Buying recommendations

  • High‑risk users (journalists, travelers, enterprise): Pixel 10 is an easy recommendation for its combination of modern Android hardening, long update support, and a Rust‑hardened modem stack.
  • General users on older Pixels/Androids: Worth upgrading if you’re due; you’ll get better security posture with little to no trade‑off.
  • Reception purists in fringe areas: Wait for independent modem testing and carrier‑specific results before deciding.

FAQ

Q: Will Rust stop all baseband hacks?
A: No. It removes many memory‑safety bugs that make reliable remote exploits possible, but logic flaws and protocol design issues can still be vulnerable. It raises the bar; it doesn’t make the modem invincible.

Q: Will my signal or battery improve because of Rust?
A: Unlikely in a way you can feel. Reception and battery depend far more on antennas, RF front‑end design, and network conditions. Rust’s impact is primarily security.

Q: Can older Pixels get these Rust modem changes via update?
A: No. This is an architectural change tied to the Pixel 10’s modem software and firmware. Older hardware generally won’t be retrofitted at this depth.

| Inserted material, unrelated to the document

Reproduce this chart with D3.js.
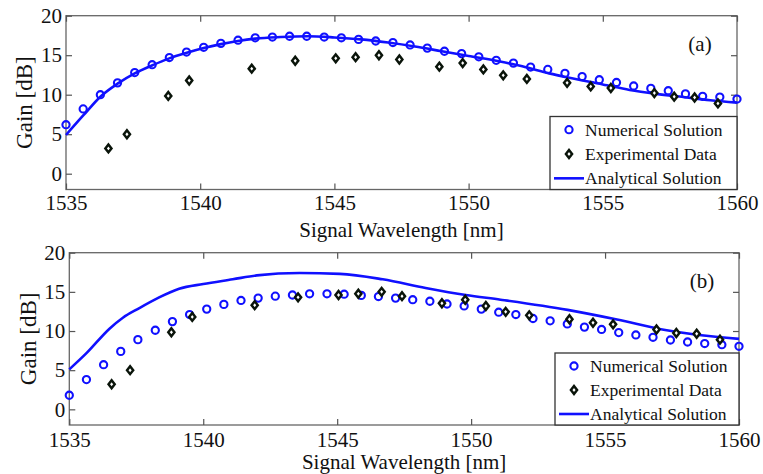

Q: Does disabling 2G still matter on a Pixel 10?
A: Yes. Rust doesn’t change the risks inherent to legacy protocols. If your carrier supports it, disabling 2G reduces your exposure to old, weaker standards.

Q: Is the Pixel 10 modem now open source?
A: No. Like nearly all commercial modems, substantial portions remain proprietary. Rust is used within that stack to improve safety, not to open it up.

Q: How will I get modem security fixes?
A: Through normal Pixel over‑the‑air updates. Keep automatic updates on and install promptly.

Q: How can I verify the real‑world benefit?
A: Watch for independent security research, CVE trends over time, and vendor transparency about which subsystems moved to Rust. Also monitor bug bounty disclosures related to baseband.